Submit to God, Resist the Devil

How do we take this text from our seats today and apply it out there? If you are hearing this or watching this today, and you haven’t received Jesus as your Lord and Saviour, I beg you. I plead with you: come to Jesus. Repent (turn from your sin, confess that you are a sinner in need of a Saviour), and believe (that Jesus died for your sins and rose from the dead as an acceptable sacrifice to God, and now in him you are forgiven and have eternal life).

But whether you are hearing this for the first time or if you’ve heard this for 50 years, none of us are exempt. We all need Jesus. Every hour we need Jesus.

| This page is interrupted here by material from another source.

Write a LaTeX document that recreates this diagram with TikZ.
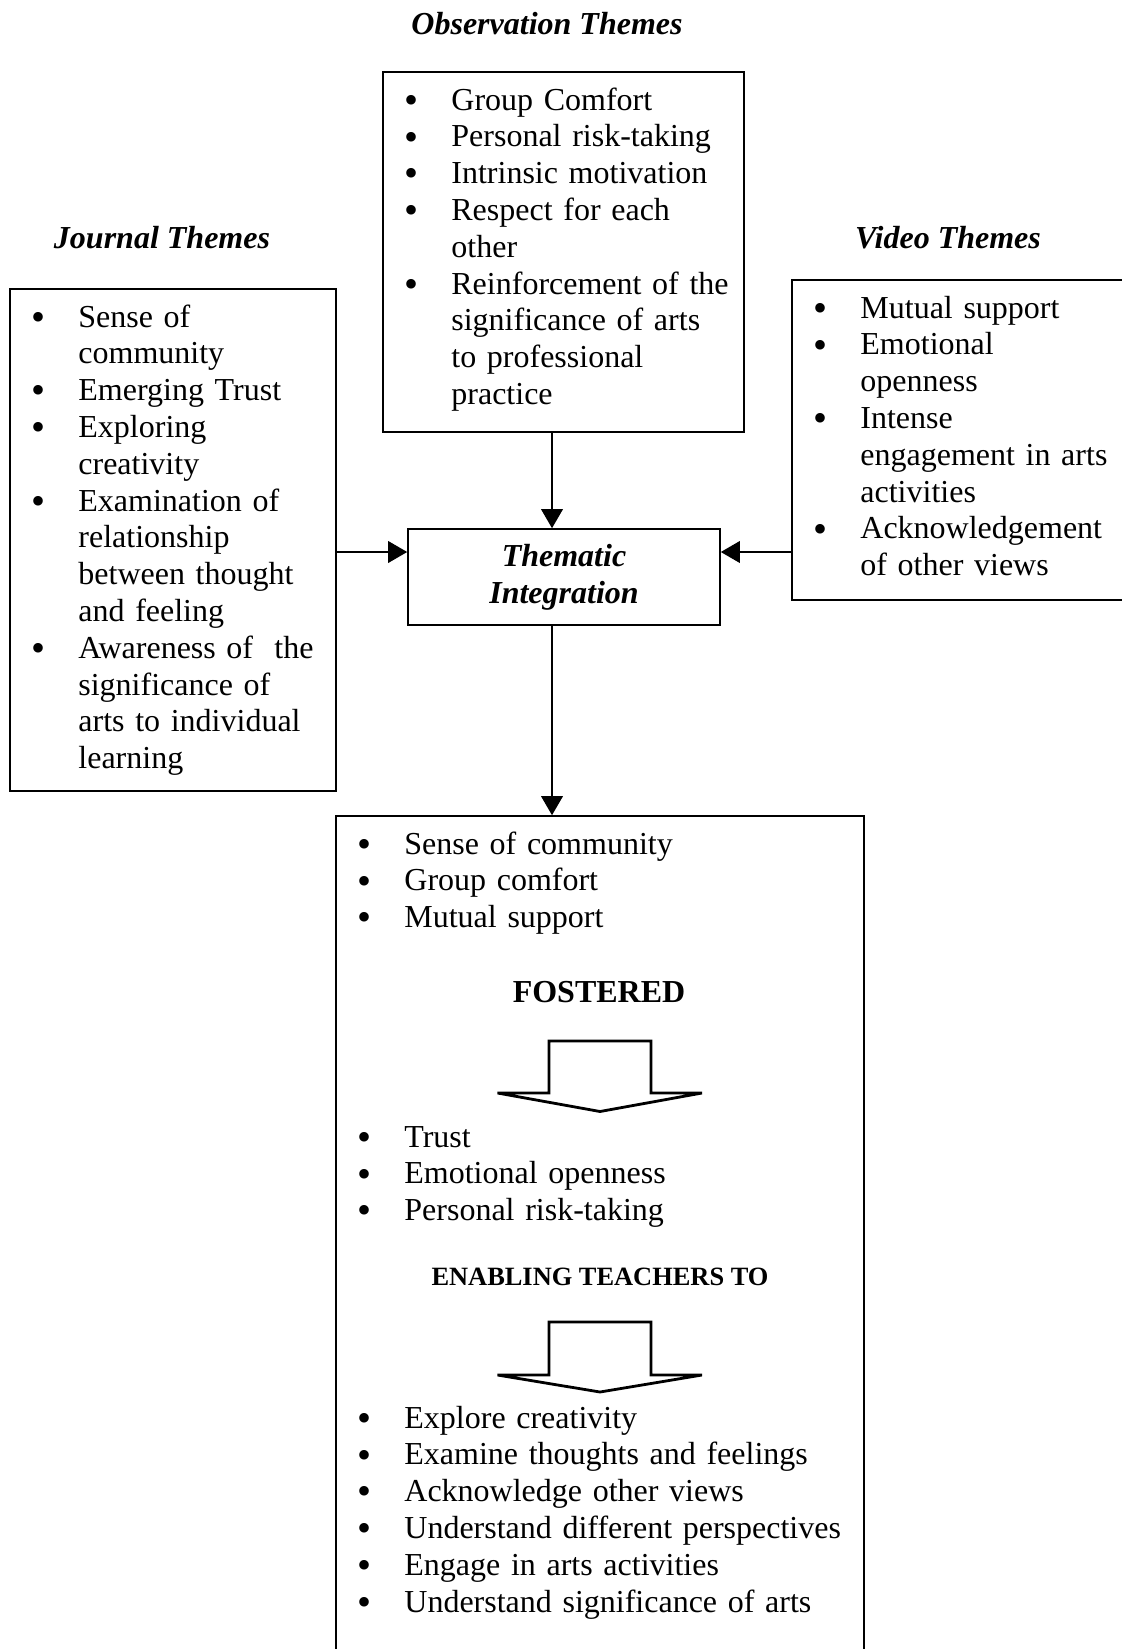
\documentclass[tikz,border=0pt]{standalone}
\usepackage{fontspec}
\setmainfont{Liberation Serif}
\usetikzlibrary{arrows.meta,fit}

\newcommand\themeitem[1]{\setlength\parskip{0pt}\setlength\parindent{0pt}%
  \hangindent=23pt\hangafter=1\noindent
  \hbox to 23pt{\hskip-0.6pt\lower1.6pt\hbox{\fontsize{20}{0}\selectfont\textbullet}\hfil}#1\par}

\tikzset{
  frame/.style={draw, line width=0.8pt, inner sep=0pt},
  themelist/.style={anchor=base west, inner sep=0pt, text width=300pt,
    font=\fontsize{16}{18.4}\selectfont},
  heading/.style={anchor=base, inner sep=0pt, font=\fontsize{16}{18.4}\selectfont\bfseries\itshape},
  flow/.style={line width=0.8pt, -{Triangle[length=9.5pt,width=10.8pt]}},
  blockarrow/.style={draw, line width=1.4pt, line join=miter, fill=white}
}

\begin{document}
\begin{tikzpicture}[x=0.5pt,y=-0.5pt]
\useasboundingbox (0,0) rectangle (1122,1649);

% headings
\node[heading] (obstitle) at (547,34) {Observation Themes};
\node[heading] (jtitle) at (162,248) {Journal Themes};
\node[heading] (vtitle) at (948,248) {Video Themes};

% frames
\node[frame, fit={(383,72) (744,432)}] (obs) {};
\node[frame, fit={(10,289) (336,791)}] (jbox) {};
\node[frame, fit={(792,280) (1135,600)}] (vbox) {};
\node[frame, fit={(336,816) (864,1665)}] (out) {};
\node[frame, minimum width=156pt, minimum height=48pt, align=center,
  font=\fontsize{16}{18.4}\selectfont\bfseries\itshape] (them) at (564,577) {Thematic\\Integration};

% observation themes
\node[themelist] (obslist) at (405,110) {%
  \themeitem{Group Comfort}%
  \themeitem{Personal risk-taking}%
  \themeitem{Intrinsic motivation}%
  \themeitem{Respect for each\newline other}%
  \themeitem{Reinforcement of the\newline significance of arts\newline to professional\newline practice}};

% journal themes
\node[themelist] (jlist) at (32,327) {%
  \themeitem{Sense of\newline community}%
  \themeitem{Emerging Trust}%
  \themeitem{Exploring\newline creativity}%
  \themeitem{Examination of\newline relationship\newline between thought\newline and feeling}%
  \themeitem{Awareness of\ \ the\newline significance of\newline arts to individual\newline learning}};

% video themes
\node[themelist] (vlist) at (814,318) {%
  \themeitem{Mutual support}%
  \themeitem{Emotional\newline openness}%
  \themeitem{Intense\newline engagement in arts\newline activities}%
  \themeitem{Acknowledgement\newline of other views}};

% outcome box
\node[themelist] (outa) at (358,854) {%
  \themeitem{Sense of community}%
  \themeitem{Group comfort}%
  \themeitem{Mutual support}};
\node[anchor=base, inner sep=0pt, font=\fontsize{16}{18.4}\selectfont\bfseries] (fostered) at (599,1002) {FOSTERED};
\draw[blockarrow] (549,1041) -- (651,1041) -- (651,1093) -- (702,1093) -- (600,1111.5)
  -- (497.5,1093) -- (549,1093) -- cycle;
\node[themelist] (outb) at (358,1147) {%
  \themeitem{Trust}%
  \themeitem{Emotional openness}%
  \themeitem{Personal risk-taking}};
\node[anchor=base, inner sep=0pt, font=\fontsize{13.2}{15}\selectfont\bfseries] (enabling) at (600,1285) {ENABLING TEACHERS TO};
\draw[blockarrow] (549,1322) -- (651,1322) -- (651,1375) -- (702,1375) -- (600,1392)
  -- (497.5,1375) -- (549,1375) -- cycle;
\node[themelist] (outc) at (358,1428) {%
  \themeitem{Explore creativity}%
  \themeitem{Examine thoughts and feelings}%
  \themeitem{Acknowledge other views}%
  \themeitem{Understand different perspectives}%
  \themeitem{Engage in arts activities}%
  \themeitem{Understand significance of arts}};

% connectors
\coordinate (mid) at (552,0);
\coordinate (side) at (0,552);
\draw[flow] (obs.south -| mid) -- (them.north -| mid);
\draw[flow] (them.south -| mid) -- (out.north -| mid);
\draw[flow] (jbox.east |- side) -- (them.west |- side);
\draw[flow] (vbox.west |- side) -- (them.east |- side);
\end{tikzpicture}
\end{document}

Even this week, every hour of preparing this sermon (I kid you not), Satan kept whispering lies in my ear to tempt me to sin. There were times that I wanted to give in to the serpent’s promises SO bad, and the only way out was to run to Gods word and stand on His truth and promises. And I praise Jesus that every time I did that, Satan ran away like God promises in James 4:7: “When you submit to Him, you can resist the devil, and the devil WILL flee from you!”

So when Satan slithers his way into your ear to feed you his lies and tempt you to fall into sin, counter with the truth of God’s Word just like Jesus did. Even when you are lied to and tempted by Satan in your weakest state, even when you’re most prone to fall into sin, know that Jesus prevailed in his weakness and rose victorious so that you might do the same through him:

“For we do not have a high priest who is unable to sympathize with our weaknesses, but one who in every respect has been tempted as we are, yet without sin. Let us then with confidence draw near to the throne of grace, that we may receive mercy and find grace to help in time of need” (Hebrews 4:15-16).